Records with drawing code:
....

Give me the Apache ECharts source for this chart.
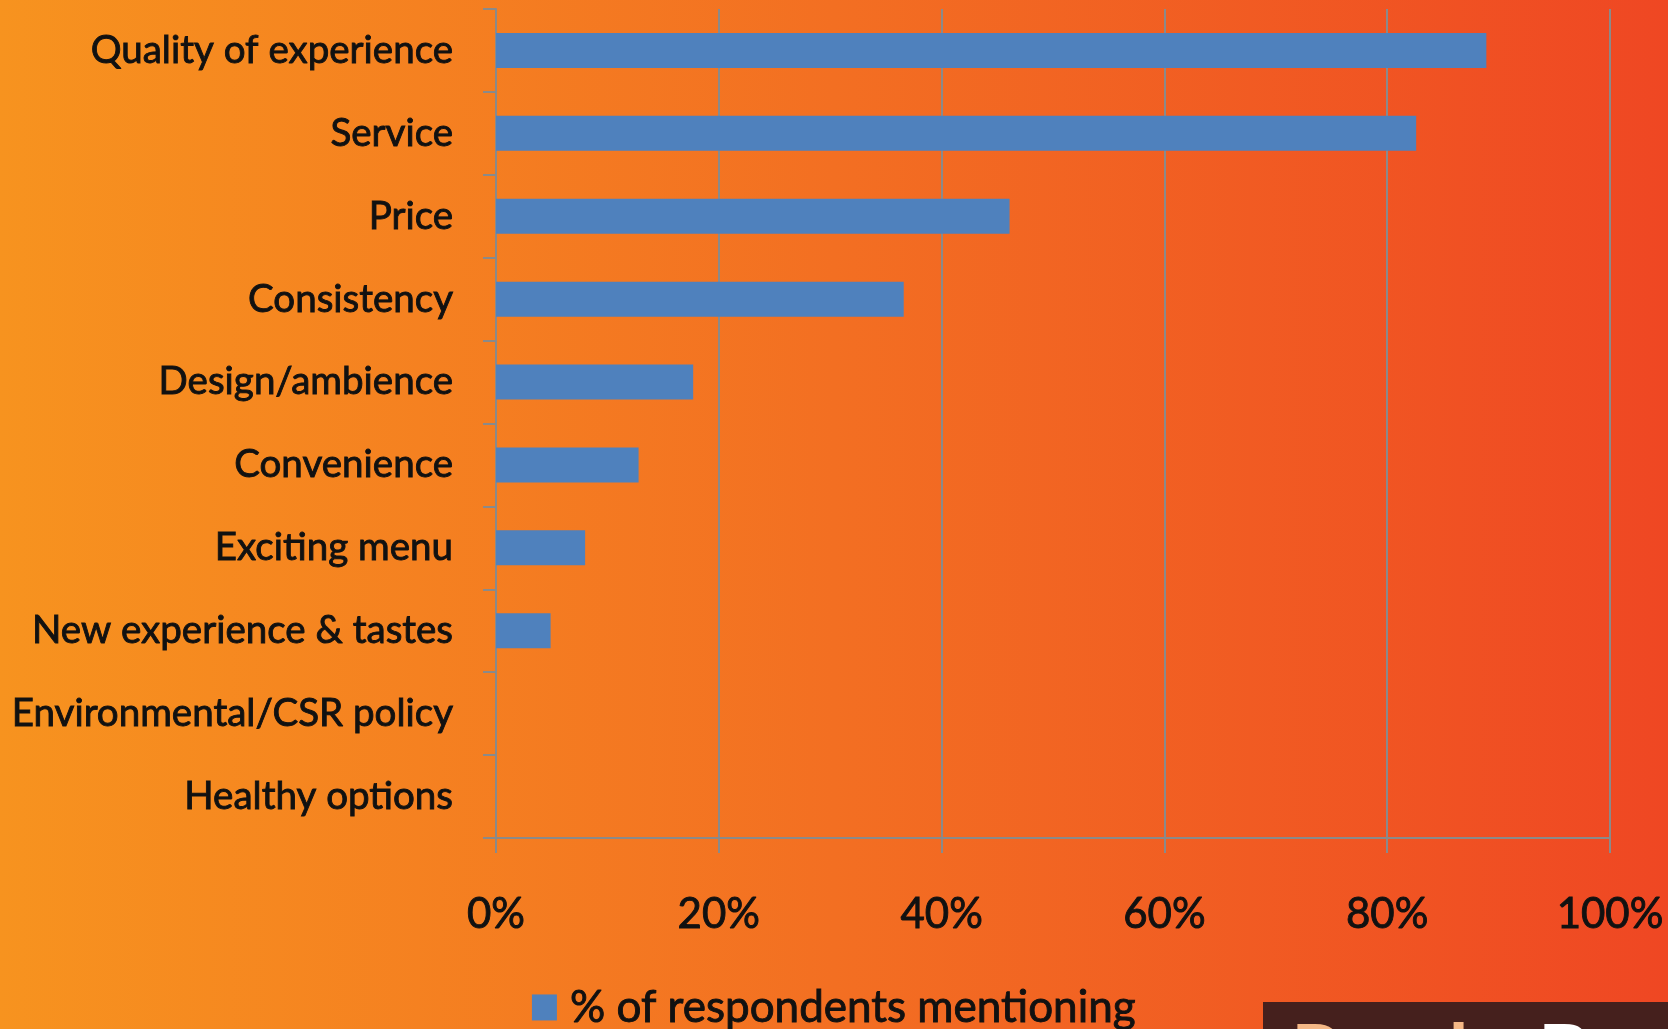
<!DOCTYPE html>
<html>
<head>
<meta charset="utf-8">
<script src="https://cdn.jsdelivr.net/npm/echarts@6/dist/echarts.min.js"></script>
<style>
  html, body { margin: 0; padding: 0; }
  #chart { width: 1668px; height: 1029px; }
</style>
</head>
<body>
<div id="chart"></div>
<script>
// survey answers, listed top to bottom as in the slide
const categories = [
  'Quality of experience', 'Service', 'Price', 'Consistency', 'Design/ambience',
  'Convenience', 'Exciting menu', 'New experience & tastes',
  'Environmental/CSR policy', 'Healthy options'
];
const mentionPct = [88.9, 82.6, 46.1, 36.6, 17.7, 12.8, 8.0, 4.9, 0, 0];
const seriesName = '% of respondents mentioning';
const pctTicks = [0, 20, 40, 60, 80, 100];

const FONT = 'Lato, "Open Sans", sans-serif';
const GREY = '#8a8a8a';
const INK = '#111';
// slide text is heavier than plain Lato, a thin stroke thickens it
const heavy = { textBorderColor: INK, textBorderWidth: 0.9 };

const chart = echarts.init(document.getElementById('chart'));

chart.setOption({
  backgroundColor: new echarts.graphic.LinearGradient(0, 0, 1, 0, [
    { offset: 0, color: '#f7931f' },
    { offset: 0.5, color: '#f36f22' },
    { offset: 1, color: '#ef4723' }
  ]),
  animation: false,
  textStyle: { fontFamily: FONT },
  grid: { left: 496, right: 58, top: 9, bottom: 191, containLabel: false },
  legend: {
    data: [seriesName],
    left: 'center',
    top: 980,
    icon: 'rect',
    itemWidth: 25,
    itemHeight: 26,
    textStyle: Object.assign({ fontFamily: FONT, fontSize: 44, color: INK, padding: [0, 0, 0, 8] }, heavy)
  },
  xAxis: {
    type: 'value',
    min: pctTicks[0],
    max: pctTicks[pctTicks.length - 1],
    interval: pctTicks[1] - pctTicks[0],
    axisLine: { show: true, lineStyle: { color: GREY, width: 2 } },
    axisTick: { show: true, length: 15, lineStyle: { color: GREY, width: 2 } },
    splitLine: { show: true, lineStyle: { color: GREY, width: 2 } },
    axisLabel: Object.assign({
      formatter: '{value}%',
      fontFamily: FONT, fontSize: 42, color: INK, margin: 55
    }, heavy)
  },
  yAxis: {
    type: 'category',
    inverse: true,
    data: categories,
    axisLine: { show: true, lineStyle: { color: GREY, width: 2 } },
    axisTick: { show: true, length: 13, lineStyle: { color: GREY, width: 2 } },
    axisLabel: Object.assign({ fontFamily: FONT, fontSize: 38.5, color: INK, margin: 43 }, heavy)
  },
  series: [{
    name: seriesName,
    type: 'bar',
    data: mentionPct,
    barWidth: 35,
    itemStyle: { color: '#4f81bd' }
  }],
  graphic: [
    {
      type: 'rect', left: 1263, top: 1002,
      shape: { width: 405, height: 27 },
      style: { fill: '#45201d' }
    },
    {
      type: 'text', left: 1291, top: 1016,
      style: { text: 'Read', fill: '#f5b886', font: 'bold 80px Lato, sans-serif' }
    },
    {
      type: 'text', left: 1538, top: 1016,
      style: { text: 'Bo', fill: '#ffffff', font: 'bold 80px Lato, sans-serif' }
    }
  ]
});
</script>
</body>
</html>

....

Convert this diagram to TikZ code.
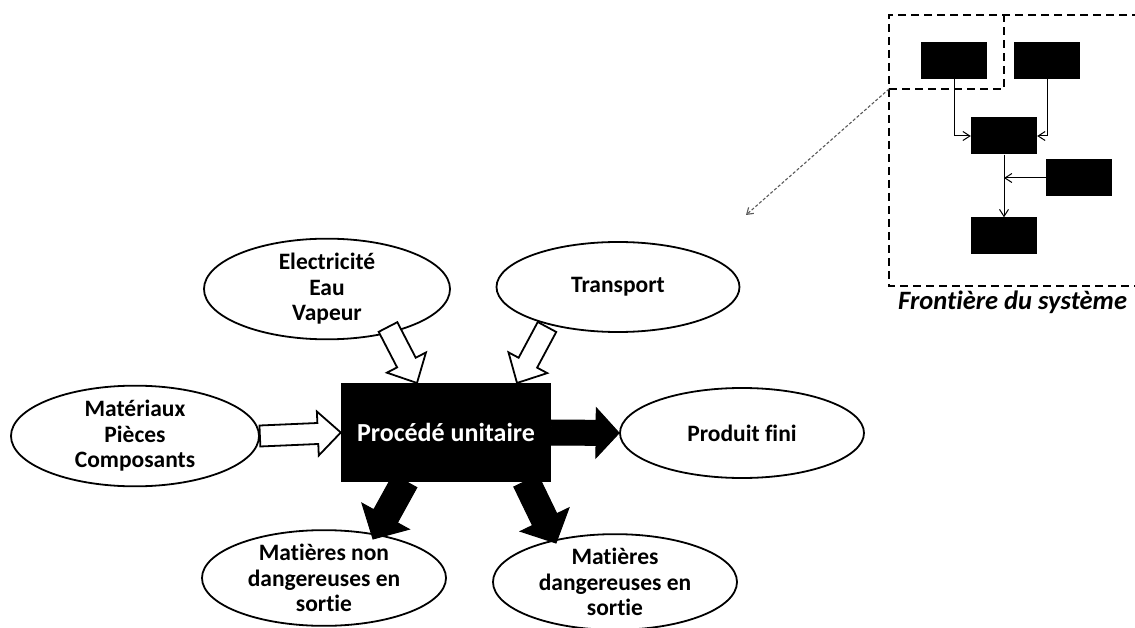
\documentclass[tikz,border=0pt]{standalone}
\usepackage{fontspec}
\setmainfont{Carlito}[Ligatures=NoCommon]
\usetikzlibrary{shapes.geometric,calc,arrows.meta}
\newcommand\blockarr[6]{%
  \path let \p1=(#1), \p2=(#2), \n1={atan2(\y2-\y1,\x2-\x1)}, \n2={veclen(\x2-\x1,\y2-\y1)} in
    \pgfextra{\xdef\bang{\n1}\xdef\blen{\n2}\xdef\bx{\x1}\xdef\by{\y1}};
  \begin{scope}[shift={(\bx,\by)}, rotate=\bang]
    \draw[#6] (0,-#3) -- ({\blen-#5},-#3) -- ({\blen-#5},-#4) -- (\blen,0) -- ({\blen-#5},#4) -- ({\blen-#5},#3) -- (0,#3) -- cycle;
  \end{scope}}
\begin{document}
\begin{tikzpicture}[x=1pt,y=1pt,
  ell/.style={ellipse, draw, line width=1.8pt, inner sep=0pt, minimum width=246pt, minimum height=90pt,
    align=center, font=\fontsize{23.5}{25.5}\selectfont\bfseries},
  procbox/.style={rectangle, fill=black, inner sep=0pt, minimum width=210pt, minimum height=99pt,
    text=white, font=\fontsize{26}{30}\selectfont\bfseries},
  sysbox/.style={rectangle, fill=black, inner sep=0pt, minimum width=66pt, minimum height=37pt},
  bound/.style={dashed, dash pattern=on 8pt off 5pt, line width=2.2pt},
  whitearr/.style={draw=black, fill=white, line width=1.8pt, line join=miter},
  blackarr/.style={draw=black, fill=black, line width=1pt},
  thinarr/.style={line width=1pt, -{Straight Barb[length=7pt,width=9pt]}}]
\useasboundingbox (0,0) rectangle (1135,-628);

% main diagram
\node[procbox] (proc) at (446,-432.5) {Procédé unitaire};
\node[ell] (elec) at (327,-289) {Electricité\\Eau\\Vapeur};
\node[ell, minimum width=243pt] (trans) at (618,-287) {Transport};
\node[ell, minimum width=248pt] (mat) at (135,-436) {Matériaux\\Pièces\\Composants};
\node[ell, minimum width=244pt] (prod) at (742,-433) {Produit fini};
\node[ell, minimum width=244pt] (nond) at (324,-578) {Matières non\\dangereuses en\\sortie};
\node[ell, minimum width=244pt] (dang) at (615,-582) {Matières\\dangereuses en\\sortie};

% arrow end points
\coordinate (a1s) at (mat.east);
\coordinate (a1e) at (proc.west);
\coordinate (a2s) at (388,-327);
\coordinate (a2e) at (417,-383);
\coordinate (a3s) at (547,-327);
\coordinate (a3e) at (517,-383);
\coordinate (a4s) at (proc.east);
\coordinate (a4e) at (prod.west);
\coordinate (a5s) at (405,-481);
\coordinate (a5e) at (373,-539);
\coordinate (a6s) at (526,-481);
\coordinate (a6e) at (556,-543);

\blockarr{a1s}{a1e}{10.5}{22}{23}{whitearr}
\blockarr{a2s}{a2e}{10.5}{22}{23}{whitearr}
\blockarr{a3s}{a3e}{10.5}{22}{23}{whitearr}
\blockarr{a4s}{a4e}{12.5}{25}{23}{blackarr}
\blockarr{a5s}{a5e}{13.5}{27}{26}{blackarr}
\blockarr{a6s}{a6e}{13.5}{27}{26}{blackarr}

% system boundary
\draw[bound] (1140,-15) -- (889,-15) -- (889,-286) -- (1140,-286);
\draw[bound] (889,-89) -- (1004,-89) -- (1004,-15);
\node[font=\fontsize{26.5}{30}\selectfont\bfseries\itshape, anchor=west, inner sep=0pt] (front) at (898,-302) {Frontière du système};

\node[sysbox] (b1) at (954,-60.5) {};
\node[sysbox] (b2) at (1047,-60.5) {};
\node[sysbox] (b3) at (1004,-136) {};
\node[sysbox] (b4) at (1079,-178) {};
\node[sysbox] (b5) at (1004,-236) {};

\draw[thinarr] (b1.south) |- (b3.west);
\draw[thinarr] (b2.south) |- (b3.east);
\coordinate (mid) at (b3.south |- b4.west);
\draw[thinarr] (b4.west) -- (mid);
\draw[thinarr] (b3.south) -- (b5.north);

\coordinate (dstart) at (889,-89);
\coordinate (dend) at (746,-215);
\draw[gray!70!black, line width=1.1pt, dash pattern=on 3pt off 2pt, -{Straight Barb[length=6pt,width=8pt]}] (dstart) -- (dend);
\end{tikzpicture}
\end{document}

....

*TASK*. Go through the entries above and copy every line containing "diagram".

*OUTPUT OF THE TASK*.
Convert this diagram to TikZ code.
% main diagram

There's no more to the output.